Intolerance is still with us also; but if we preach tolerance must we not practice it? To be tolerant of those who are tolerant is not difficult; but is it not better to be tolerant even *266of intolerance than to attempt to suppress the freedom of the citizen to speak his convictions? If freedom to speak is to be preserved, it must be not merely the freedom of another person to speak that which we approve but to speak even that which we hate. And it is here in this country, which, just now, seems to be the last stronghold of freedom, that the fight to preserve that freedom should be fought to the utmost.
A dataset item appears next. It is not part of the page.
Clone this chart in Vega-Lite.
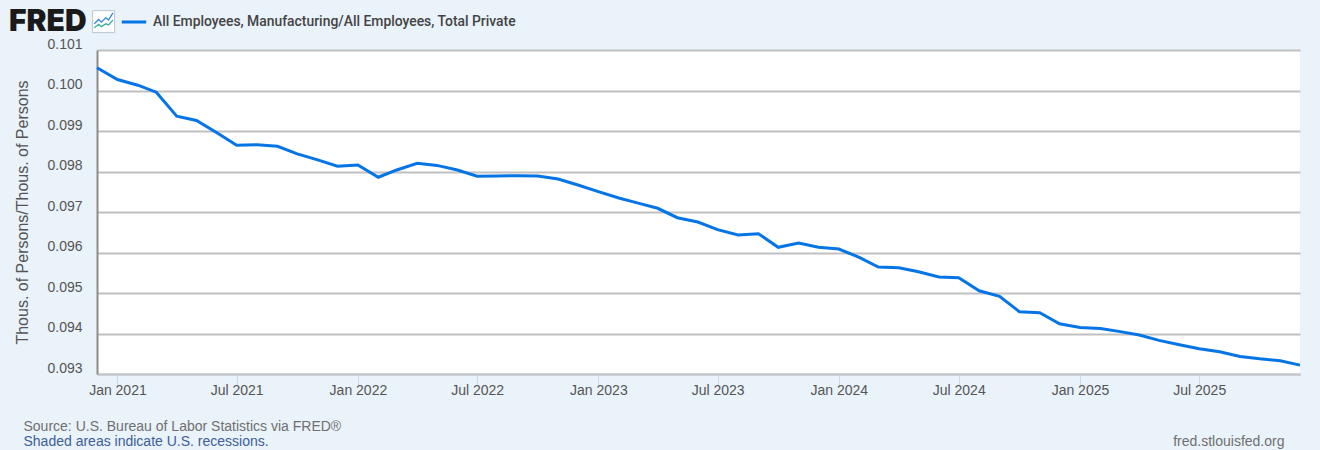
{"$schema":"https://vega.github.io/schema/vega-lite/v6.json","width":1203,"height":324,"autosize":{"type":"none"},"padding":{"left":97,"top":50,"right":20,"bottom":76},"background":"#EAF2FA","view":{"fill":"#FFFFFF","stroke":null},"title":{"text":"FRED","anchor":"start","frame":"group","dx":-88,"dy":46,"offset":17,"font":"Inter","fontWeight":900,"fontSize":30,"color":"#1A1A1A"},"config":{"font":"Liberation Sans"},"data":{"values":[{"date":"2020-12-01","ratio":0.100561},{"date":"2021-01-01","ratio":0.100272},{"date":"2021-02-01","ratio":0.100131},{"date":"2021-03-01","ratio":0.099958},{"date":"2021-04-01","ratio":0.099365},{"date":"2021-05-01","ratio":0.099259},{"date":"2021-06-01","ratio":0.098955},{"date":"2021-07-01","ratio":0.098646},{"date":"2021-08-01","ratio":0.098663},{"date":"2021-09-01","ratio":0.098621},{"date":"2021-10-01","ratio":0.098436},{"date":"2021-11-01","ratio":0.098288},{"date":"2021-12-01","ratio":0.098129},{"date":"2022-01-01","ratio":0.098161},{"date":"2022-02-01","ratio":0.097858},{"date":"2022-03-01","ratio":0.098038},{"date":"2022-04-01","ratio":0.098201},{"date":"2022-05-01","ratio":0.098151},{"date":"2022-06-01","ratio":0.098038},{"date":"2022-07-01","ratio":0.097882},{"date":"2022-08-01","ratio":0.09789},{"date":"2022-09-01","ratio":0.097897},{"date":"2022-10-01","ratio":0.09789},{"date":"2022-11-01","ratio":0.097816},{"date":"2022-12-01","ratio":0.097667},{"date":"2023-01-01","ratio":0.097502},{"date":"2023-02-01","ratio":0.097346},{"date":"2023-03-01","ratio":0.097225},{"date":"2023-04-01","ratio":0.097092},{"date":"2023-05-01","ratio":0.096859},{"date":"2023-06-01","ratio":0.096753},{"date":"2023-07-01","ratio":0.096565},{"date":"2023-08-01","ratio":0.096432},{"date":"2023-09-01","ratio":0.096464},{"date":"2023-10-01","ratio":0.096128},{"date":"2023-11-01","ratio":0.096234},{"date":"2023-12-01","ratio":0.096128},{"date":"2024-01-01","ratio":0.096086},{"date":"2024-02-01","ratio":0.095881},{"date":"2024-03-01","ratio":0.095641},{"date":"2024-04-01","ratio":0.095624},{"date":"2024-05-01","ratio":0.095525},{"date":"2024-06-01","ratio":0.095394},{"date":"2024-07-01","ratio":0.095377},{"date":"2024-08-01","ratio":0.095055},{"date":"2024-09-01","ratio":0.094917},{"date":"2024-10-01","ratio":0.094537},{"date":"2024-11-01","ratio":0.094512},{"date":"2024-12-01","ratio":0.09424},{"date":"2025-01-01","ratio":0.094151},{"date":"2025-02-01","ratio":0.094126},{"date":"2025-03-01","ratio":0.094052},{"date":"2025-04-01","ratio":0.093963},{"date":"2025-05-01","ratio":0.09383},{"date":"2025-06-01","ratio":0.093721},{"date":"2025-07-01","ratio":0.093622},{"date":"2025-08-01","ratio":0.093551},{"date":"2025-09-01","ratio":0.093434},{"date":"2025-10-01","ratio":0.093375},{"date":"2025-11-01","ratio":0.093326},{"date":"2025-12-01","ratio":0.093219}]},"resolve":{"axis":{"x":"independent","y":"independent"}},"layer":[{"mark":{"type":"line","strokeWidth":3,"clip":false},"encoding":{"x":{"field":"date","type":"temporal","scale":{"domain":["2020-12-01","2025-12-01"]},"axis":{"values":["2021-01-01","2021-07-01","2022-01-01","2022-07-01","2023-01-01","2023-07-01","2024-01-01","2024-07-01","2025-01-01","2025-07-01"],"format":"%b %Y","grid":false,"domainColor":"#C4C8D0","domainWidth":2,"tickColor":"#CFD8E6","tickSize":11,"tickWidth":1,"labelFont":"Liberation Sans","labelFontSize":14,"labelColor":"#555555","labelPadding":-2,"labelOverlap":false,"labelFlush":false,"title":"Source: U.S. Bureau of Labor Statistics via FRED®","titleFont":"Liberation Sans","titleFontSize":14,"titleFontWeight":"normal","titleColor":"#707070","titleAlign":"left","titleAnchor":"start","titleBaseline":"alphabetic","titleX":-74,"titleY":56}},"y":{"field":"ratio","type":"quantitative","scale":{"domain":[0.093,0.101],"zero":false,"nice":false},"axis":{"values":[0.093,0.094,0.095,0.096,0.097,0.098,0.099,0.1,0.101],"format":".3f","grid":true,"gridColor":"#C0C0C0","gridWidth":2,"domainColor":"#8C8C8C","domainWidth":2,"ticks":false,"labelFont":"Liberation Sans","labelFontSize":14,"labelColor":"#555555","labelPadding":15,"labelOffset":-6,"labelOverlap":false,"labelFlush":false,"title":"Thous. of Persons/Thous. of Persons","titleFont":"Liberation Sans","titleFontSize":16,"titleFontWeight":"normal","titleColor":"#555555","titleX":-67,"titleY":162}},"color":{"datum":"All Employees, Manufacturing/All Employees, Total Private","type":"nominal","scale":{"range":["#0575E6"]},"legend":{"orient":"none","legendX":23,"legendY":-42,"title":null,"symbolType":"stroke","symbolStrokeWidth":3,"symbolSize":600,"labelFont":"Roboto","labelFontWeight":500,"labelFontSize":13.9,"labelColor":"#444444","labelLimit":500,"labelOffset":5}}}},{"mark":{"type":"line","strokeWidth":3,"opacity":0,"clip":false},"encoding":{"x":{"field":"date","type":"temporal","scale":{"domain":["2020-12-01","2025-12-01"]},"axis":{"orient":"bottom","labels":false,"ticks":false,"domain":false,"grid":false,"title":"Shaded areas indicate U.S. recessions.","titleFont":"Liberation Sans","titleFontSize":14,"titleFontWeight":"normal","titleColor":"#3C6098","titleAlign":"left","titleAnchor":"start","titleBaseline":"alphabetic","titleX":-74,"titleY":71}},"y":{"field":"ratio","type":"quantitative","scale":{"domain":[0.093,0.101],"zero":false,"nice":false},"axis":{"orient":"right","labels":false,"ticks":false,"domain":false,"grid":false,"title":"fred.stlouisfed.org","titleFont":"Liberation Sans","titleFontSize":14,"titleFontWeight":"normal","titleColor":"#707070","titleAngle":0,"titleAlign":"right","titleBaseline":"alphabetic","titleX":-16,"titleY":395}}}},{"data":{"values":[{"item":"icon"}]},"mark":{"type":"point","shape":"square","filled":true,"fill":"#FFFFFF","stroke":"#B8C4D0","strokeWidth":1,"size":484,"opacity":1,"clip":false},"encoding":{"x":{"datum":{"year":2020,"month":12,"date":11},"type":"temporal","axis":null},"y":{"datum":0.1017,"type":"quantitative","axis":null}}},{"data":{"values":[{"item":"icon"}]},"mark":{"type":"point","shape":"M-.85,.2L-.45,-.2L-.2,.05L.2,-.35L.45,-.15L.85,-.8","filled":false,"stroke":"#2E86DE","strokeWidth":1.3,"size":484,"opacity":1,"clip":false},"encoding":{"x":{"datum":{"year":2020,"month":12,"date":11},"type":"temporal","axis":null},"y":{"datum":0.1017,"type":"quantitative","axis":null}}},{"data":{"values":[{"item":"icon"}]},"mark":{"type":"point","shape":"M-.85,.55L-.45,.25L-.2,.45L.2,.2L.45,.3L.85,-.15","filled":false,"stroke":"#3FAF9A","strokeWidth":1.3,"size":484,"opacity":1,"clip":false},"encoding":{"x":{"datum":{"year":2020,"month":12,"date":11},"type":"temporal","axis":null},"y":{"datum":0.1017,"type":"quantitative","axis":null}}}]}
We may well say that these defendants, in the manner in which they exercised their rights, were guilty of lack of manners and of bad taste, but those errors are not to be corrected by convictions for disorderly conduct. The use of the words “ Religion is a Snare and a Racket ” does not conform to our ideas of good taste; but I cannot agree that their use, in conjunction with the words “ Serve God and Christ the King”, so necessarily tend to a breach of the peace as to make the defendants guilty of disorderly conduct. Under the decisions referred to above, they would not have violated the Penal Law had they distributed pamphlets to passersby expressing those sentiments, even in a community hostile to them. Does it become a crime because they carried banners instead? I cannot conceive that, by so doing, they would incite Catholics or members of other established churches to disorder any more than would the circulation of pamphlets viciously attacking the Jews so affect a Jewish community. No violence occurred and none was threatened. There was, in my opinion, no ‘ crowd ’ ’ within the meaning of the statute as defined in People v. Phillips (245 N. Y. 401, supra). There were spectators, to be sure, for there was curiosity to be satisfied, as was natural. But. there was no “ assemblage ” until they were halted by the police whereupon, although protesting that they were acting within their rights, they peaceably submitted.
I am satisfied that their guilt of disorderly conduct was not established beyond a reasonable doubt.
Judgments of conviction reversed, fines remitted and informations dismissed.